I was happy to learn that the choice of cuisine in Baku was mainly local Azeri recipes but there are a number of well known fast food restaurants too, bars, clubs and pubs, that cater for the small number of international expats that have settled in Baku mainly due to the growing oil and gas industry as well as locals.

The group consisted of 5 other people, as well as the guide (Kamilla) and diver (Ayaz) who were great in getting us to all the places safely and in good time. Kamilla showed us around the various museums, including the carpet museum and a kind of national history museum, they were brief stops but that was understandable as there was a lot to fit in. I saw the old mosques of Baku which were beautifully constructed and the new ones were equally as grand. We visited the mystifying maidens tower; there is no precise date as to when it was built and what it was used for, the local story is similar to that of a child’s fairytale where a princess was locked in a tower, only to be released by a prince, another theory is that it was a fire worship temple as it is in the shape of a ‘buta’ or flame, symbolising ‘the land of fire’ The symbol of flame is also interpreted in the emblem of Azerbaijan as the Arabic word "Allah" or God (acknowledging the Islamic influence). I was fascinated to learn that there are parts which remain undiscovered, only time will tell what other treasures will be unearthed.

Also whilst in Baku we visited mud volcanoes as well as Gobustan (prehistoric rock settlements) and the ancient fire worship temples of Ateshgah all of which are in quite close proximity to the main city Baku.
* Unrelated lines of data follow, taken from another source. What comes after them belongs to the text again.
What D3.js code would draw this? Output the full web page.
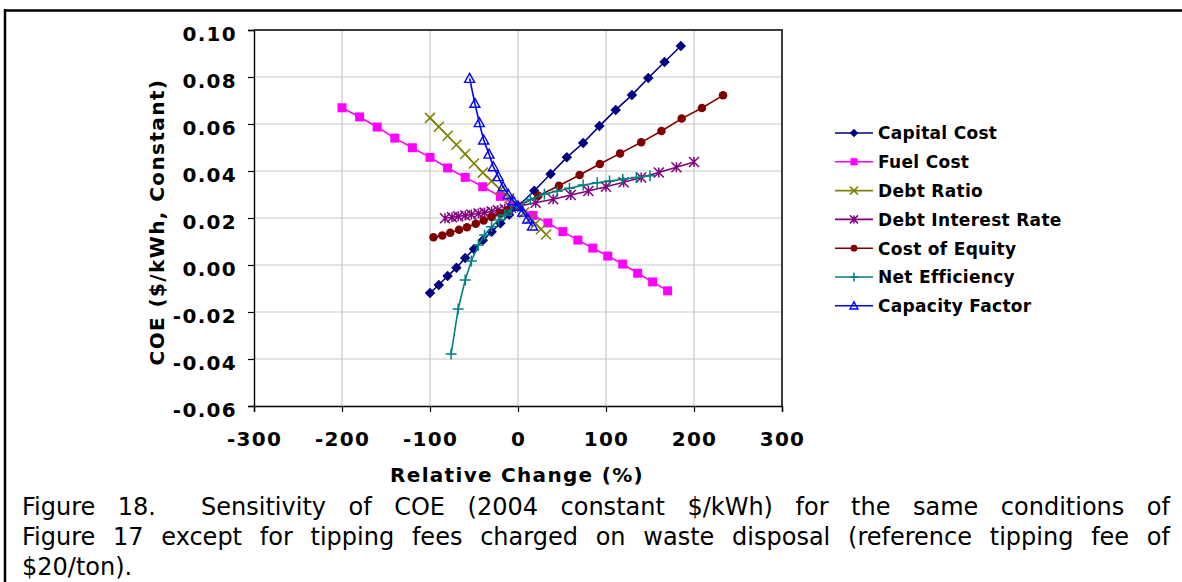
<!DOCTYPE html>
<html>
<head>
<meta charset="utf-8">
<script src="https://cdn.jsdelivr.net/npm/d3@7"></script>
<style>
body { margin: 0; background: #fff; }
svg { display: block; }
</style>
</head>
<body>
<svg id="chart" width="1182" height="582"></svg>
<script>
// legend / series order
var seriesNames = ["Capital Cost", "Fuel Cost", "Debt Ratio", "Debt Interest Rate",
                   "Cost of Equity", "Net Efficiency", "Capacity Factor"];

// values (x = relative change %, y = COE $/kWh)
var capitalCostX = [-100,-90,-80,-70,-60,-50,-40,-30,-20,-10,0,18.5,37,55.5,74,92.5,111,129.5,148,166.5,185];
var capitalCostY = [-0.0119,-0.0085,-0.0047,-0.0012,0.0030,0.0068,0.0105,0.0141,0.0178,0.0214,0.0250,0.0316,0.0387,0.0458,0.0519,0.0591,0.0660,0.0723,0.0796,0.0864,0.0932];

var fuelCostX = [-200,-180,-160,-140,-120,-100,-80,-60,-40,-20,0,17,34,51,68,85,102,119,136,153,170];
var fuelCostY = [0.0669,0.0630,0.0587,0.0540,0.0499,0.0458,0.0413,0.0373,0.0333,0.0292,0.0250,0.0211,0.0179,0.0142,0.0106,0.0072,0.0038,0.0004,-0.0035,-0.0072,-0.0110];

var debtRatioX = [-100,-90,-80,-70,-60,-50,-40,-30,-20,-10,0,7,14,20,26,32];
var debtRatioY = [0.0626,0.0588,0.0550,0.0512,0.0472,0.0432,0.0393,0.0357,0.0320,0.0284,0.0250,0.0224,0.0198,0.0176,0.0152,0.0130];

var debtInterestX = [-83,-75,-68,-60,-53,-45,-38,-30,-23,-15,-8,0,20,40,60,80,100,120,140,160,180,200];
var debtInterestY = [0.0199,0.0203,0.0207,0.0211,0.0215,0.0219,0.0223,0.0228,0.0233,0.0238,0.0244,0.0250,0.0265,0.0280,0.0298,0.0315,0.0333,0.0352,0.0372,0.0394,0.0416,0.0438];

var costEquityX = [-96,-86,-77,-67,-58,-48,-39,-30,-20,-11,0,23,46.5,70,93,116,140,163,186,209,233];
var costEquityY = [0.0118,0.0126,0.0137,0.0150,0.0161,0.0176,0.0189,0.0204,0.0220,0.0235,0.0250,0.0295,0.0337,0.0383,0.0430,0.0475,0.0522,0.0570,0.0623,0.0668,0.0722];

var netEffX = [-76,-68,-60,-53,-45,-38,-30,-22,-15,-8,0,14,30,44.5,58.5,74,90,104,119,134.5,150];
var netEffY = [-0.0379,-0.0187,-0.0064,0.0017,0.0085,0.0128,0.0163,0.0192,0.0213,0.0232,0.0250,0.0279,0.0302,0.0314,0.0327,0.0340,0.0350,0.0357,0.0365,0.0372,0.0380];

var capFactorX = [-55,-49,-44,-39,-33,-28,-22.5,-17,-11,-5.5,0,5.5,11,16.5];
var capFactorY = [0.0794,0.0688,0.0606,0.0532,0.0472,0.0418,0.0376,0.0333,0.0300,0.0274,0.0250,0.0225,0.0196,0.0166];

var xTicks = [-300,-200,-100,0,100,200,300];
var yTicks = [-0.06,-0.04,-0.02,0.00,0.02,0.04,0.06,0.08,0.10];

var xTitle = "Relative Change (%)";
var yTitle = "COE ($/kWh, Constant)";
var captionLines = [
  "Figure 18.  Sensitivity of COE (2004 constant $/kWh) for the same conditions of",
  "Figure 17 except for tipping fees charged on waste disposal (reference tipping fee of",
  "$20/ton)."
];

// styles, one per series
var colors  = ["#000080", "#ff00ff", "#808000", "#800080", "#800000", "#008080", "#0000ff"];
var markers = ["diamond", "square", "x", "asterisk", "circle", "plus", "triangle"];

var seriesData = [
  d3.zip(capitalCostX, capitalCostY),
  d3.zip(fuelCostX, fuelCostY),
  d3.zip(debtRatioX, debtRatioY),
  d3.zip(debtInterestX, debtInterestY),
  d3.zip(costEquityX, costEquityY),
  d3.zip(netEffX, netEffY),
  d3.zip(capFactorX, capFactorY)
];

var plot = {left: 254, right: 782, top: 30, bottom: 406};
var boldFont = "'DejaVu Sans', Verdana, sans-serif";

var svg = d3.select("#chart");

// outer frame (top and left only)
svg.append("line").attr("x1", 4).attr("x2", 1182).attr("y1", 10.5).attr("y2", 10.5)
  .attr("stroke", "#000").attr("stroke-width", 2.5);
svg.append("line").attr("x1", 5).attr("x2", 5).attr("y1", 9).attr("y2", 582)
  .attr("stroke", "#000").attr("stroke-width", 2.5);

var x = d3.scaleLinear().domain([-300, 300]).range([plot.left, plot.right]);
var y = d3.scaleLinear().domain([-0.06, 0.10]).range([plot.bottom, plot.top]);

// grid
var grid = svg.append("g").attr("class", "grid");
grid.selectAll(".vg").data(xTicks.slice(1, -1)).enter().append("line")
  .attr("x1", function(d) { return x(d); }).attr("x2", function(d) { return x(d); })
  .attr("y1", plot.top).attr("y2", plot.bottom)
  .attr("stroke", "#c8c8c8").attr("stroke-width", 1.2);
grid.selectAll(".hg").data(yTicks.slice(1, -1)).enter().append("line")
  .attr("x1", plot.left).attr("x2", plot.right)
  .attr("y1", function(d) { return y(d); }).attr("y2", function(d) { return y(d); })
  .attr("stroke", "#c8c8c8").attr("stroke-width", 1.2);

// plot area border (top + right)
svg.append("path")
  .attr("d", "M" + plot.left + "," + plot.top + "H" + plot.right + "V" + plot.bottom)
  .attr("fill", "none").attr("stroke", "#3a3a3a").attr("stroke-width", 2);

// axes
var yAxis = d3.axisLeft(y).tickValues(yTicks).tickSize(6).tickPadding(11)
  .tickFormat(function(d) { return d.toFixed(2); });
var xAxis = d3.axisBottom(x).tickValues(xTicks).tickSize(6).tickPadding(20)
  .tickFormat(function(d) { return String(d); });

var gy = svg.append("g").attr("transform", "translate(" + plot.left + ",0)").call(yAxis);
var gx = svg.append("g").attr("transform", "translate(0," + plot.bottom + ")").call(xAxis);

[gx, gy].forEach(function(g) {
  g.select(".domain").attr("stroke", "#000").attr("stroke-width", 1.4);
  g.selectAll(".tick line").attr("stroke", "#000").attr("stroke-width", 1.2);
  g.selectAll(".tick text")
    .attr("fill", "#000")
    .style("font-family", boldFont)
    .style("font-weight", "bold")
    .style("font-size", "20px")
    .style("letter-spacing", "1.3px");
});
gy.selectAll(".tick text").attr("dy", "0.5em");

// axis titles
svg.append("text")
  .attr("x", 517).attr("y", 482)
  .attr("text-anchor", "middle")
  .style("font-family", boldFont).style("font-weight", "bold")
  .style("font-size", "20px").style("letter-spacing", "1.3px")
  .text(xTitle);

svg.append("text")
  .attr("transform", "translate(164,222) rotate(-90)")
  .attr("text-anchor", "middle")
  .style("font-family", boldFont).style("font-weight", "bold")
  .style("font-size", "20px").style("letter-spacing", "1.4px")
  .text(yTitle);

// marker shapes
function markerPath(type, s) {
  var h = s / 2;
  switch (type) {
    case "diamond":  return "M0," + (-h) + "L" + h + ",0L0," + h + "L" + (-h) + ",0Z";
    case "square":   return "M" + (-h) + "," + (-h) + "h" + s + "v" + s + "h" + (-s) + "Z";
    case "x":        return "M" + (-h) + "," + (-h) + "L" + h + "," + h + "M" + (-h) + "," + h + "L" + h + "," + (-h);
    case "plus":     return "M" + (-h) + ",0H" + h + "M0," + (-h) + "V" + h;
    case "asterisk": return "M" + (-h) + "," + (-h) + "L" + h + "," + h + "M" + (-h) + "," + h + "L" + h + "," + (-h) + "M0," + (-h) + "V" + h;
    case "triangle": return "M0," + (-h) + "L" + h + "," + (h * 0.8) + "L" + (-h) + "," + (h * 0.8) + "Z";
  }
  return "";
}

function drawMarker(g, type, color, s) {
  if (type === "circle") {
    g.append("circle").attr("r", s / 2).attr("fill", color);
  } else if (type === "diamond" || type === "square") {
    g.append("path").attr("d", markerPath(type, s)).attr("fill", color);
  } else if (type === "triangle") {
    g.append("path").attr("d", markerPath(type, s)).attr("fill", "none")
      .attr("stroke", color).attr("stroke-width", 1.4);
  } else {
    g.append("path").attr("d", markerPath(type, s)).attr("fill", "none")
      .attr("stroke", color).attr("stroke-width", 1.5);
  }
}

var markerSize = [10.5, 9, 10, 10, 8.5, 11, 10];

var line = d3.line()
  .x(function(d) { return x(d[0]); })
  .y(function(d) { return y(d[1]); });

seriesData.forEach(function(data, i) {
  var g = svg.append("g").attr("class", "series");
  g.append("path").datum(data)
    .attr("d", line)
    .attr("fill", "none")
    .attr("stroke", colors[i])
    .attr("stroke-width", 1.6);
  g.selectAll(".pt").data(data).enter().append("g")
    .attr("transform", function(d) { return "translate(" + x(d[0]) + "," + y(d[1]) + ")"; })
    .each(function() { drawMarker(d3.select(this), markers[i], colors[i], markerSize[i]); });
});

// legend
var legend = svg.append("g").attr("transform", "translate(835,133)");
seriesNames.forEach(function(name, i) {
  var row = legend.append("g").attr("transform", "translate(0," + (i * 28.8) + ")");
  row.append("line").attr("x1", 0).attr("x2", 38).attr("y1", 0).attr("y2", 0)
    .attr("stroke", colors[i]).attr("stroke-width", 1.6);
  var m = row.append("g").attr("transform", "translate(19,0)");
  drawMarker(m, markers[i], colors[i], markerSize[i] * 0.8);
  row.append("text")
    .attr("x", 43).attr("y", 6.3)
    .style("font-family", boldFont).style("font-weight", "bold")
    .style("font-size", "17px").style("letter-spacing", "0.3px")
    .text(name);
});

// caption, justified like the source document
var capLeft = 22, capRight = 1170;
var capBase = [515, 545, 575];
captionLines.forEach(function(txt, li) {
  var words = txt.split(" ");
  var justify = li < captionLines.length - 1;
  var g = svg.append("g");
  var nodes = words.map(function(w) {
    return g.append("text")
      .attr("y", capBase[li])
      .style("font-family", "'DejaVu Sans', Verdana, sans-serif")
      .style("font-size", "24px")
      .attr("fill", "#000")
      .text(w);
  });
  var widths = nodes.map(function(n) { return n.node().getComputedTextLength(); });
  var total = d3.sum(widths);
  var gap = justify ? (capRight - capLeft - total) / (words.length - 1) : 7;
  var cx = capLeft;
  nodes.forEach(function(n, k) {
    n.attr("x", cx);
    cx += widths[k] + gap;
  });
});
</script>
</body>
</html>
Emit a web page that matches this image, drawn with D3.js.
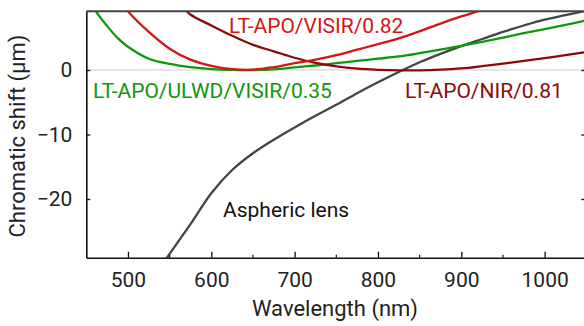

I must admit I was beginning to become a little confused at this stage, trying to retain all the information and making sense of the history behind Baku, not to mention the confusing geopolitical history of the country. I decided to take pictures of the information boards to read up on at the hotel.

After a couple of days in Baku, we set off to the other parts of the country, surrounded by stunning scenery everywhere, parts of which look like an old English country road, and other parts look like the mountains of Muree, Pakistan (if you have visited). Pomegranate trees are everywhere, and Azerbaijan has 24 different types! During the long journeys we were kept entertained with traditional ‘Mugham’ music, a melodic type of music where the lyrics are often stories of Azerbaijan’s past triumphs and tribulations. The small towns and villages that we visited had good infrastructure and seemed well connected - something I wasn’t expecting in the more rural parts of the country. We visited some more royal palaces in Sheki, some parts untouched from the time they were built, learnt about the old traditional glass making and saw a live workshop. Each region of Azerbaijan is known for something whether it is growing walnuts or hazelnuts, copper works, gas and oil, or a type of carpet.

There was something about Azerbaijan that attracted me, not sure what it was but I had always been curious to visit and it most certainly did not disappoint. Throughout my trip it was wonderful to see a society living in harmony alongside one another accepting and tolerant of all races, religious beliefs creed and identity. This is probably a rarity nowadays; every aspect of Azeri life has deeply embedded traditional values and every person is passionate about where their country is heading.

I consider myself very lucky to have visited Azerbaijan as it is now before it becomes the next Turkey or Emirate state. I hope that as tourism grows that it does not lose the traditions that make it so unique.